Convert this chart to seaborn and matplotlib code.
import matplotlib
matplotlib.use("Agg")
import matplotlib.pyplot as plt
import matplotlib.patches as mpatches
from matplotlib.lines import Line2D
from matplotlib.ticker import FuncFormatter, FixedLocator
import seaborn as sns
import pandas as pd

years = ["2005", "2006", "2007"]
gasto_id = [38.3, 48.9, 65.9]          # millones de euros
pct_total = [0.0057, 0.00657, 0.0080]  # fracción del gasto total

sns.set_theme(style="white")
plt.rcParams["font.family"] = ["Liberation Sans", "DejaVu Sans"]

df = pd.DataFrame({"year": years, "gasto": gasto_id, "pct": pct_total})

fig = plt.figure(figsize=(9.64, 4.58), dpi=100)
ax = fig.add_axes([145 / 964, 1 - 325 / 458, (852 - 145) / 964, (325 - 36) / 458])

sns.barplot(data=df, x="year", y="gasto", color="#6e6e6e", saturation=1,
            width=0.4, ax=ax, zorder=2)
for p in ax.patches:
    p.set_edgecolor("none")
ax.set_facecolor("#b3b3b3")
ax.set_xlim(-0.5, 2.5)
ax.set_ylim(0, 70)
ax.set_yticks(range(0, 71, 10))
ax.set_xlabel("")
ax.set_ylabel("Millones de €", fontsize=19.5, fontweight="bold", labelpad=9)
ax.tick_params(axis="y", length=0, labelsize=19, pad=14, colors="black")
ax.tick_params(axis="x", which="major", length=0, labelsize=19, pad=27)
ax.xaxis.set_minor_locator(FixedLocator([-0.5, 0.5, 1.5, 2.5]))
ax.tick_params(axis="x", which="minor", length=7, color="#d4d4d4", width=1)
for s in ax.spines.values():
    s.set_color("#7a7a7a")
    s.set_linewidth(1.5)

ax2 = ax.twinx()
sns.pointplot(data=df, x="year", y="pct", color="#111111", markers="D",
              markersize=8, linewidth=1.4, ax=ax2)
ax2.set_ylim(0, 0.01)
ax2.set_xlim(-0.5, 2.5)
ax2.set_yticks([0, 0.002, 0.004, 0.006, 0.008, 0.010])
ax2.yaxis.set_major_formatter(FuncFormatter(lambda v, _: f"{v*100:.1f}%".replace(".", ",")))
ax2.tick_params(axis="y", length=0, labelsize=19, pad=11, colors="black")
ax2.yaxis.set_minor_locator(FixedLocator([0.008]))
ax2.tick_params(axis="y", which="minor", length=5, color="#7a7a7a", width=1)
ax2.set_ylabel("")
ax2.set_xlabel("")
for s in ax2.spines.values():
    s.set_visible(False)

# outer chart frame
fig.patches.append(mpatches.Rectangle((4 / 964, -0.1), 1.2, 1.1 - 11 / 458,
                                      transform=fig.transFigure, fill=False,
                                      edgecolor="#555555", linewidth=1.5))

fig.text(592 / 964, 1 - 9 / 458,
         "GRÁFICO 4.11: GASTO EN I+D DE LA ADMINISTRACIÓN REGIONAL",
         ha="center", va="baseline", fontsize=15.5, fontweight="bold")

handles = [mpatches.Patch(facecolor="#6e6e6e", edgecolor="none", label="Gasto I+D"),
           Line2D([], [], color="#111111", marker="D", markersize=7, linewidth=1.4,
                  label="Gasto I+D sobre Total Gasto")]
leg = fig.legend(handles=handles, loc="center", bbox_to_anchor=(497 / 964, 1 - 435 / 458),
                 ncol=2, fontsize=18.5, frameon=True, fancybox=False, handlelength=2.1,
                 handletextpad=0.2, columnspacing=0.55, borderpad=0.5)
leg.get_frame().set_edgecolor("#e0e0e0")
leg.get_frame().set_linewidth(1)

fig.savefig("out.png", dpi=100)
• • • • • • •
WHAT THE TASK REQUIRES
Each line of the listing should be copied exactly.

COMPLETED EXERCISE
Convert this chart to seaborn and matplotlib code.
import matplotlib
matplotlib.use("Agg")
import matplotlib.pyplot as plt
import matplotlib.patches as mpatches
from matplotlib.lines import Line2D
from matplotlib.ticker import FuncFormatter, FixedLocator
import seaborn as sns
import pandas as pd

years = ["2005", "2006", "2007"]
gasto_id = [38.3, 48.9, 65.9]          # millones de euros
pct_total = [0.0057, 0.00657, 0.0080]  # fracción del gasto total

sns.set_theme(style="white")
plt.rcParams["font.family"] = ["Liberation Sans", "DejaVu Sans"]

df = pd.DataFrame({"year": years, "gasto": gasto_id, "pct": pct_total})

fig = plt.figure(figsize=(9.64, 4.58), dpi=100)
ax = fig.add_axes([145 / 964, 1 - 325 / 458, (852 - 145) / 964, (325 - 36) / 458])

sns.barplot(data=df, x="year", y="gasto", color="#6e6e6e", saturation=1,
            width=0.4, ax=ax, zorder=2)
for p in ax.patches:
    p.set_edgecolor("none")
ax.set_facecolor("#b3b3b3")
ax.set_xlim(-0.5, 2.5)
ax.set_ylim(0, 70)
ax.set_yticks(range(0, 71, 10))
ax.set_xlabel("")
ax.set_ylabel("Millones de €", fontsize=19.5, fontweight="bold", labelpad=9)
ax.tick_params(axis="y", length=0, labelsize=19, pad=14, colors="black")
ax.tick_params(axis="x", which="major", length=0, labelsize=19, pad=27)
ax.xaxis.set_minor_locator(FixedLocator([-0.5, 0.5, 1.5, 2.5]))
ax.tick_params(axis="x", which="minor", length=7, color="#d4d4d4", width=1)
for s in ax.spines.values():
    s.set_color("#7a7a7a")
    s.set_linewidth(1.5)

ax2 = ax.twinx()
sns.pointplot(data=df, x="year", y="pct", color="#111111", markers="D",
              markersize=8, linewidth=1.4, ax=ax2)
ax2.set_ylim(0, 0.01)
ax2.set_xlim(-0.5, 2.5)
ax2.set_yticks([0, 0.002, 0.004, 0.006, 0.008, 0.010])
ax2.yaxis.set_major_formatter(FuncFormatter(lambda v, _: f"{v*100:.1f}%".replace(".", ",")))
ax2.tick_params(axis="y", length=0, labelsize=19, pad=11, colors="black")
ax2.yaxis.set_minor_locator(FixedLocator([0.008]))
ax2.tick_params(axis="y", which="minor", length=5, color="#7a7a7a", width=1)
ax2.set_ylabel("")
ax2.set_xlabel("")
for s in ax2.spines.values():
    s.set_visible(False)

# outer chart frame
fig.patches.append(mpatches.Rectangle((4 / 964, -0.1), 1.2, 1.1 - 11 / 458,
                                      transform=fig.transFigure, fill=False,
                                      edgecolor="#555555", linewidth=1.5))

fig.text(592 / 964, 1 - 9 / 458,
         "GRÁFICO 4.11: GASTO EN I+D DE LA ADMINISTRACIÓN REGIONAL",
         ha="center", va="baseline", fontsize=15.5, fontweight="bold")

handles = [mpatches.Patch(facecolor="#6e6e6e", edgecolor="none", label="Gasto I+D"),
           Line2D([], [], color="#111111", marker="D", markersize=7, linewidth=1.4,
                  label="Gasto I+D sobre Total Gasto")]
leg = fig.legend(handles=handles, loc="center", bbox_to_anchor=(497 / 964, 1 - 435 / 458),
                 ncol=2, fontsize=18.5, frameon=True, fancybox=False, handlelength=2.1,
                 handletextpad=0.2, columnspacing=0.55, borderpad=0.5)
leg.get_frame().set_edgecolor("#e0e0e0")
leg.get_frame().set_linewidth(1)

fig.savefig("out.png", dpi=100)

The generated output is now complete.